Точно чуткая пантера, затаившаяся в пампасах, я наблюдаю за ней. В секунду наша поляна превращается в дикий нелюдимый заповедник. В прохладной тишине, разбросанные по периметру копешки свеженакошенного теплого сена, издают горько-сладкую истому вянущего разнотравья. От женщины, стоящей рядом, веет притягательным живым теплом. Она оборачивается ко мне, ведомая каким-то инстинктом, – прекрасная лицом и телом, ослеплённая закатом, с вольно вздымающейся роскошной грудью. Древняя природа заставляет пантеру забыть обо всем на свете, кроме вожделенной добычи. Легко запрокинуть эту пышущую огнём, трепещущую, как пламя, жертву, и с первобытной лаской вскинуть на руки, чтобы через секунду бросить в объятия мягкой колючей постели…

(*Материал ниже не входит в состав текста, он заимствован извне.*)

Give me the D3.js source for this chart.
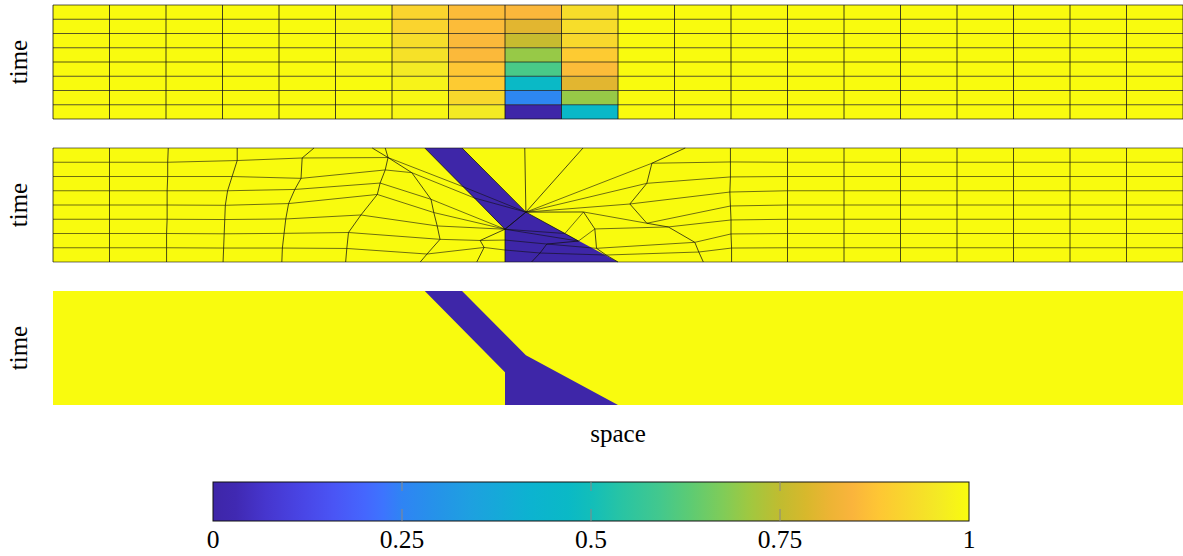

– Не так… сама… сама… – шепчут, глотая поцелуи, сочные губы.
Где-то в эту секунду летят самолеты, плывут корабли; где-то в Афганистане и в Анголе пылает война, кто-то умирает с оторванной ногой; южнее – в Кейптауне, в операционной – пересаживают сердце молодой девушки, погибшей в автокатастрофе, в грудь пожилому мужчине; в экваториальной Гвинее в теплой жиже жируют крокодилы, над их головами по лианам скакчут макаки; на другом контененте – на Амазонке, напуганная лесным пожаром, выползает на берег, сверкая чешуей, жирная анаконда; в притонах Венесуэлы не затихающая ночная жизнь, выплевывает поутру, как бледные огоньки сигарет, незащищенные зелёные плечи юных проституток; во льдах Арктики, среди синих торосов, в негаснущем мареве полярного дня бродят рыже-белые медведи; в дремучей сибирской тайге, отгоняя липкую мошкару едким дымом папирос, геолог коротает ночь, звеня на гитаре, мечтая о зелёном домашнем абажуре, о полке с вожделёнными книгами… А здесь, на затерянной в лесной глуши поляне, в шуршащей, как летний дождь, мятой копне, двум людям нет до того никакого дела. Они забывают обо всём, им кажется: секунда, другая – и они окажутся на пороге разгадки великой, важнейшей тайны на свете…
Туман окутывает поляну, посыпая траву серебристой пудрой росы. Всходит красная от стыда, но весёлая, хохочущая во весь рот луна. Сосны, трепеща и колыхаясь, тянутся вверх, как дым загашенных факелов. Чуть слышно где-то булькает ручей. Шелестит море за обрывом. Звенит листва на осинах, нашептывая какую-то таинственную любовную сагу. Вянут, умирая цветы под головой, оседаая на губах диким мёдом истомы. Долго сдерживаемое влечение, путаясь с очарованием белой ночи, не устаёт одаривать природу бесконечной вереницей фантастических открытий. Знакомые земные лики путаются, мешаясь с неземными, иконными. Луна уже делается изжелта-зелёной и отыскивает на небе черную муаровую ленту тучки, чтобы целомудренно прикрыть глаза. А караван, истерзанный долгим блужданием по пустыне, всё не устаёт припадать к хрустальному источнику, обнаруженному в песках, и никак не может утолить жажду под пальмами волшебного оазиса…
Опьяненные и счастливые, мы покинули лунную поляну и не торопились обменяться адресами, не торопились договориться о новой встречи, потому что полагали, что впереди у нас масса времени – целых три дня.
Утренняя заря уже заступала на вахту вместо вечерней; а мы только прощались у дверей вийвиного коттеджа, как прощаются ненадолго близкие люди. Я вернулся в экипаж и, едва приклонил буйную голову, как, точно пружиной, был вскинут командой боевой тревоги. Два моторных бота, будоража нежное сиреневое утро, вывезли моряков на рейд – там утюжила воду наша отремонтированная подводная лодка…
Отстало всего два матроса, они ушли в самоволку. Их не стали ждать, доберутся как-нибудь на перекладных до военно-морской базы в Палдиски.